• _EXERCISE TASK_
Skip the pictures and quote all of the lines exactly.

• _DATA SECTION_

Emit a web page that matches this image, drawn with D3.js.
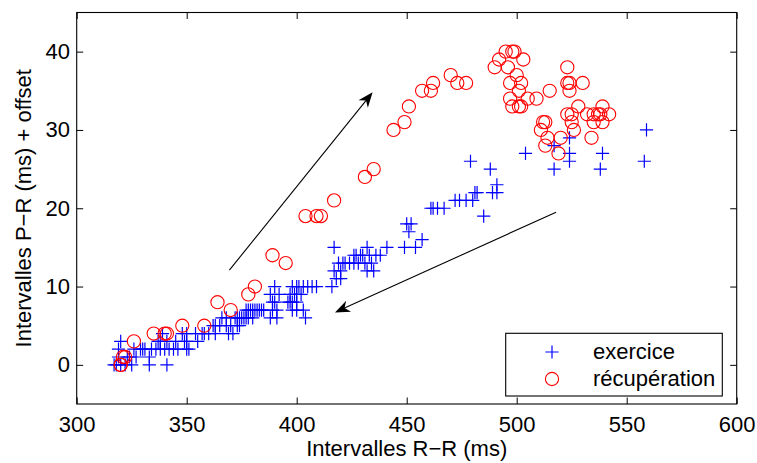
<!DOCTYPE html>
<html><head><meta charset="utf-8">
<script src="https://cdn.jsdelivr.net/npm/d3@7"></script>
<style>
body{margin:0;background:#fff}
text{font-family:"Liberation Sans",Arial,Helvetica,sans-serif;fill:#000}
</style>
</head><body>
<svg id="chart" width="757" height="463"></svg>
<script>
// ---- data ----
const exerciceX = [317,318,320,322,325,333,341,319,323,324,327,333,330,320,319,326,329,331,334,336,338,340,342,351,350,
  337,338,341,349,350,339,350,354,357,358,363,369,371,362,363,368,370,373,375,374,377,380,366,368,383,377,378,380,376,382,
  389,388,389,390,391,391,392,388,390,397,398,400,397,399,400,403,405,407,409,398,400,400,403,404,
  416,417,418,420,419,421,424,426,426,427,429,430,431,432,433,435,436,438,417,432,441,449,454,457,450,452,451,
  461,462,464,467,472,474,477,480,481,482,485,479,488,489,491,491,504,517,517,524,524,524,538,539,558,559,
  372,373,378,379,381,384,385,374,365,360,355,345,346,344,348,398,401,396,402,420,422,428,434];
const exerciceY = [0,0,0,0,0,0,0,1,1,1,1,1,2,3,2,2,2,2,2,2,2,2,2,2,2,
  3,3,3,3,3,4,4,4,4,4,4,4,4,5,5,5,5,5,6,6,6,6,6,6,7,7,7,7,6,7,
  8,6,7,8,7,6,9,9,10,8,8,9,9,9,10,10,10,10,10,7,8,7,7,6,
  10,12,11,11,13,13,13,14,13,14,14,14,13,12,14,12,14,14,15,15,15,15,15,16,18,18,17,
  20,20,20,20,21,21,21,21,22,22,19,26,25,22,22,23,27,25,28,26,27,29,25,27,26,30,
  6,6,6,7,7,7,7,5,5,4,3,3,2,2,4,10,10,8,9,12,13,13,13];
const recupX = [320,320,321,322,326,335,340,341,348,358,364,370,378,381,389,395,404,409,411,417,431,435,
  444,449,451,457,461,462,470,473,477,490,492,495,498,499,503,496,500,497,502,501,497,498,501,502,505,509,515,
  523,523,524,524,530,528,525,532,535,537,538,539,542,512,513,511,525,526,514,513,519,520,534,535,539,523];
const recupY = [0,0,1,1,3,4,4,4,5,5,8,7,9,10,14,13,19,19,19,21,24,25,
  30,31,33,35,35,36,37,36,36,38,39,40,40,40,39,38,37,36,36,35,34,33,33,33,34,34,35,
  38,36,36,35,36,33,32,32,32,32,32,33,32,31,31,30,31,30,29,28,27,29,29,31,31,32];
const xTicks = [300,350,400,450,500,550,600];
const yTicks = [0,10,20,30,40];
const arrowFrom = [[369.4,12.1],[517.9,19.5]];
const arrowTo   = [[434.5,34.8],[417.4,6.7]];
const legendLabels = ["exercice","récupération"];

// ---- layout ----
const L = 76.7, R = 736.7, T = 12.5, B = 404;
const FS = 22;
const svg = d3.select("#chart");
svg.append("rect").attr("width",757).attr("height",463).attr("fill","#fff");

const x = d3.scaleLinear().domain([300,600]).range([L,R]);
const y = d3.scaleLinear().domain([-5,45]).range([B,T]);

function styleAxis(g){
  g.select(".domain").remove();
  g.selectAll(".tick line").attr("stroke","#000").attr("stroke-width",1);
  g.selectAll("text").attr("font-size",FS).attr("font-family","Liberation Sans, Arial, sans-serif").attr("fill","#000");
}
svg.append("g").attr("transform",`translate(0,${B})`)
  .call(d3.axisBottom(x).tickValues(xTicks).tickSizeInner(-6.5).tickSizeOuter(0).tickPadding(12).tickFormat(d3.format("d")))
  .call(styleAxis);
svg.append("g").attr("transform",`translate(0,${T})`)
  .call(d3.axisTop(x).tickValues(xTicks).tickSizeInner(-6.5).tickSizeOuter(0).tickFormat(""))
  .call(styleAxis);
svg.append("g").attr("transform",`translate(${L},0)`)
  .call(d3.axisLeft(y).tickValues(yTicks).tickSizeInner(-6.5).tickSizeOuter(0).tickPadding(6.7).tickFormat(d3.format("d")))
  .call(styleAxis);
svg.append("g").attr("transform",`translate(${R},0)`)
  .call(d3.axisRight(y).tickValues(yTicks).tickSizeInner(-6.5).tickSizeOuter(0).tickFormat(""))
  .call(styleAxis);

svg.append("rect").attr("x",L).attr("y",T).attr("width",R-L).attr("height",B-T)
  .attr("fill","none").attr("stroke","#000").attr("stroke-width",1.1);

// ---- marks ----
const plusPath = (cx,cy,s) => `M${cx-s},${cy}H${cx+s}M${cx},${cy-s}V${cy+s}`;
const exData = exerciceX.map((v,i)=>({x:v,y:exerciceY[i]}));
const reData = recupX.map((v,i)=>({x:v,y:recupY[i]}));

svg.append("g").selectAll("path").data(exData).join("path")
  .attr("d",d=>plusPath(x(d.x),y(d.y),6.6))
  .attr("stroke","#0000ff").attr("stroke-width",1.2).attr("fill","none");

svg.append("g").selectAll("circle").data(reData).join("circle")
  .attr("cx",d=>x(d.x)).attr("cy",d=>y(d.y)).attr("r",6.6)
  .attr("stroke","#ff0000").attr("stroke-width",1.1).attr("fill","none");

// ---- arrows ----
const ag = svg.append("g");
arrowFrom.forEach((f,i)=>{
  const t = arrowTo[i];
  const x1=x(f[0]), y1=y(f[1]), x2=x(t[0]), y2=y(t[1]);
  const dx=x1-x2, dy=y1-y2, len=Math.hypot(dx,dy);
  const ux=dx/len, uy=dy/len, nx=-uy, ny=ux;
  const HL=15, HW=6;
  ag.append("line").attr("x1",x1).attr("y1",y1).attr("x2",x2+ux*8).attr("y2",y2+uy*8)
    .attr("stroke","#000").attr("stroke-width",1.1);
  const p = [[x2,y2],[x2+ux*HL+nx*HW,y2+uy*HL+ny*HW],[x2+ux*HL*0.7,y2+uy*HL*0.7],[x2+ux*HL-nx*HW,y2+uy*HL-ny*HW]];
  ag.append("path").attr("d","M"+p.map(q=>q.join(",")).join("L")+"Z").attr("fill","#000");
});

// ---- labels ----
svg.append("text").attr("x",(L+R)/2).attr("y",456).attr("text-anchor","middle")
  .attr("font-size",FS).text("Intervalles R−R (ms)");
svg.append("text").attr("transform",`translate(31,${(T+B)/2}) rotate(-90)`).attr("text-anchor","middle")
  .attr("font-size",FS).text("Intervalles P−R (ms) + offset");

// ---- legend ----
const lg = svg.append("g");
lg.append("rect").attr("x",505.7).attr("y",333.3).attr("width",216.6).attr("height",62.7)
  .attr("fill","#fff").attr("stroke","#000").attr("stroke-width",1.1);
lg.append("path").attr("d",plusPath(552,352,6.6)).attr("stroke","#0000ff").attr("stroke-width",1.2);
lg.append("circle").attr("cx",552).attr("cy",379).attr("r",6.6).attr("fill","none")
  .attr("stroke","#ff0000").attr("stroke-width",1.1);
lg.selectAll("text.leg").data(legendLabels).join("text").attr("class","leg")
  .attr("x",593).attr("y",(d,i)=>358.5+i*27.5).attr("font-size",FS).text(d=>d);
</script>
</body></html>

• _ANSWER TO THE TASK_
Emit a web page that matches this image, drawn with D3.js.
<!DOCTYPE html>
<html><head><meta charset="utf-8">
<script src="https://cdn.jsdelivr.net/npm/d3@7"></script>
<style>
body{margin:0;background:#fff}
text{font-family:"Liberation Sans",Arial,Helvetica,sans-serif;fill:#000}
</style>
</head><body>
<svg id="chart" width="757" height="463"></svg>
<script>
// ---- data ----
const exerciceX = [317,318,320,322,325,333,341,319,323,324,327,333,330,320,319,326,329,331,334,336,338,340,342,351,350,
  337,338,341,349,350,339,350,354,357,358,363,369,371,362,363,368,370,373,375,374,377,380,366,368,383,377,378,380,376,382,
  389,388,389,390,391,391,392,388,390,397,398,400,397,399,400,403,405,407,409,398,400,400,403,404,
  416,417,418,420,419,421,424,426,426,427,429,430,431,432,433,435,436,438,417,432,441,449,454,457,450,452,451,
  461,462,464,467,472,474,477,480,481,482,485,479,488,489,491,491,504,517,517,524,524,524,538,539,558,559,
  372,373,378,379,381,384,385,374,365,360,355,345,346,344,348,398,401,396,402,420,422,428,434];
const exerciceY = [0,0,0,0,0,0,0,1,1,1,1,1,2,3,2,2,2,2,2,2,2,2,2,2,2,
  3,3,3,3,3,4,4,4,4,4,4,4,4,5,5,5,5,5,6,6,6,6,6,6,7,7,7,7,6,7,
  8,6,7,8,7,6,9,9,10,8,8,9,9,9,10,10,10,10,10,7,8,7,7,6,
  10,12,11,11,13,13,13,14,13,14,14,14,13,12,14,12,14,14,15,15,15,15,15,16,18,18,17,
  20,20,20,20,21,21,21,21,22,22,19,26,25,22,22,23,27,25,28,26,27,29,25,27,26,30,
  6,6,6,7,7,7,7,5,5,4,3,3,2,2,4,10,10,8,9,12,13,13,13];
const recupX = [320,320,321,322,326,335,340,341,348,358,364,370,378,381,389,395,404,409,411,417,431,435,
  444,449,451,457,461,462,470,473,477,490,492,495,498,499,503,496,500,497,502,501,497,498,501,502,505,509,515,
  523,523,524,524,530,528,525,532,535,537,538,539,542,512,513,511,525,526,514,513,519,520,534,535,539,523];
const recupY = [0,0,1,1,3,4,4,4,5,5,8,7,9,10,14,13,19,19,19,21,24,25,
  30,31,33,35,35,36,37,36,36,38,39,40,40,40,39,38,37,36,36,35,34,33,33,33,34,34,35,
  38,36,36,35,36,33,32,32,32,32,32,33,32,31,31,30,31,30,29,28,27,29,29,31,31,32];
const xTicks = [300,350,400,450,500,550,600];
const yTicks = [0,10,20,30,40];
const arrowFrom = [[369.4,12.1],[517.9,19.5]];
const arrowTo   = [[434.5,34.8],[417.4,6.7]];
const legendLabels = ["exercice","récupération"];

// ---- layout ----
const L = 76.7, R = 736.7, T = 12.5, B = 404;
const FS = 22;
const svg = d3.select("#chart");
svg.append("rect").attr("width",757).attr("height",463).attr("fill","#fff");

const x = d3.scaleLinear().domain([300,600]).range([L,R]);
const y = d3.scaleLinear().domain([-5,45]).range([B,T]);

function styleAxis(g){
  g.select(".domain").remove();
  g.selectAll(".tick line").attr("stroke","#000").attr("stroke-width",1);
  g.selectAll("text").attr("font-size",FS).attr("font-family","Liberation Sans, Arial, sans-serif").attr("fill","#000");
}
svg.append("g").attr("transform",`translate(0,${B})`)
  .call(d3.axisBottom(x).tickValues(xTicks).tickSizeInner(-6.5).tickSizeOuter(0).tickPadding(12).tickFormat(d3.format("d")))
  .call(styleAxis);
svg.append("g").attr("transform",`translate(0,${T})`)
  .call(d3.axisTop(x).tickValues(xTicks).tickSizeInner(-6.5).tickSizeOuter(0).tickFormat(""))
  .call(styleAxis);
svg.append("g").attr("transform",`translate(${L},0)`)
  .call(d3.axisLeft(y).tickValues(yTicks).tickSizeInner(-6.5).tickSizeOuter(0).tickPadding(6.7).tickFormat(d3.format("d")))
  .call(styleAxis);
svg.append("g").attr("transform",`translate(${R},0)`)
  .call(d3.axisRight(y).tickValues(yTicks).tickSizeInner(-6.5).tickSizeOuter(0).tickFormat(""))
  .call(styleAxis);

svg.append("rect").attr("x",L).attr("y",T).attr("width",R-L).attr("height",B-T)
  .attr("fill","none").attr("stroke","#000").attr("stroke-width",1.1);

// ---- marks ----
const plusPath = (cx,cy,s) => `M${cx-s},${cy}H${cx+s}M${cx},${cy-s}V${cy+s}`;
const exData = exerciceX.map((v,i)=>({x:v,y:exerciceY[i]}));
const reData = recupX.map((v,i)=>({x:v,y:recupY[i]}));

svg.append("g").selectAll("path").data(exData).join("path")
  .attr("d",d=>plusPath(x(d.x),y(d.y),6.6))
  .attr("stroke","#0000ff").attr("stroke-width",1.2).attr("fill","none");

svg.append("g").selectAll("circle").data(reData).join("circle")
  .attr("cx",d=>x(d.x)).attr("cy",d=>y(d.y)).attr("r",6.6)
  .attr("stroke","#ff0000").attr("stroke-width",1.1).attr("fill","none");

// ---- arrows ----
const ag = svg.append("g");
arrowFrom.forEach((f,i)=>{
  const t = arrowTo[i];
  const x1=x(f[0]), y1=y(f[1]), x2=x(t[0]), y2=y(t[1]);
  const dx=x1-x2, dy=y1-y2, len=Math.hypot(dx,dy);
  const ux=dx/len, uy=dy/len, nx=-uy, ny=ux;
  const HL=15, HW=6;
  ag.append("line").attr("x1",x1).attr("y1",y1).attr("x2",x2+ux*8).attr("y2",y2+uy*8)
    .attr("stroke","#000").attr("stroke-width",1.1);
  const p = [[x2,y2],[x2+ux*HL+nx*HW,y2+uy*HL+ny*HW],[x2+ux*HL*0.7,y2+uy*HL*0.7],[x2+ux*HL-nx*HW,y2+uy*HL-ny*HW]];
  ag.append("path").attr("d","M"+p.map(q=>q.join(",")).join("L")+"Z").attr("fill","#000");
});

// ---- labels ----
svg.append("text").attr("x",(L+R)/2).attr("y",456).attr("text-anchor","middle")
  .attr("font-size",FS).text("Intervalles R−R (ms)");
svg.append("text").attr("transform",`translate(31,${(T+B)/2}) rotate(-90)`).attr("text-anchor","middle")
  .attr("font-size",FS).text("Intervalles P−R (ms) + offset");

// ---- legend ----
const lg = svg.append("g");
lg.append("rect").attr("x",505.7).attr("y",333.3).attr("width",216.6).attr("height",62.7)
  .attr("fill","#fff").attr("stroke","#000").attr("stroke-width",1.1);
lg.append("path").attr("d",plusPath(552,352,6.6)).attr("stroke","#0000ff").attr("stroke-width",1.2);
lg.append("circle").attr("cx",552).attr("cy",379).attr("r",6.6).attr("fill","none")
  .attr("stroke","#ff0000").attr("stroke-width",1.1);
lg.selectAll("text.leg").data(legendLabels).join("text").attr("class","leg")
  .attr("x",593).attr("y",(d,i)=>358.5+i*27.5).attr("font-size",FS).text(d=>d);
</script>
</body></html>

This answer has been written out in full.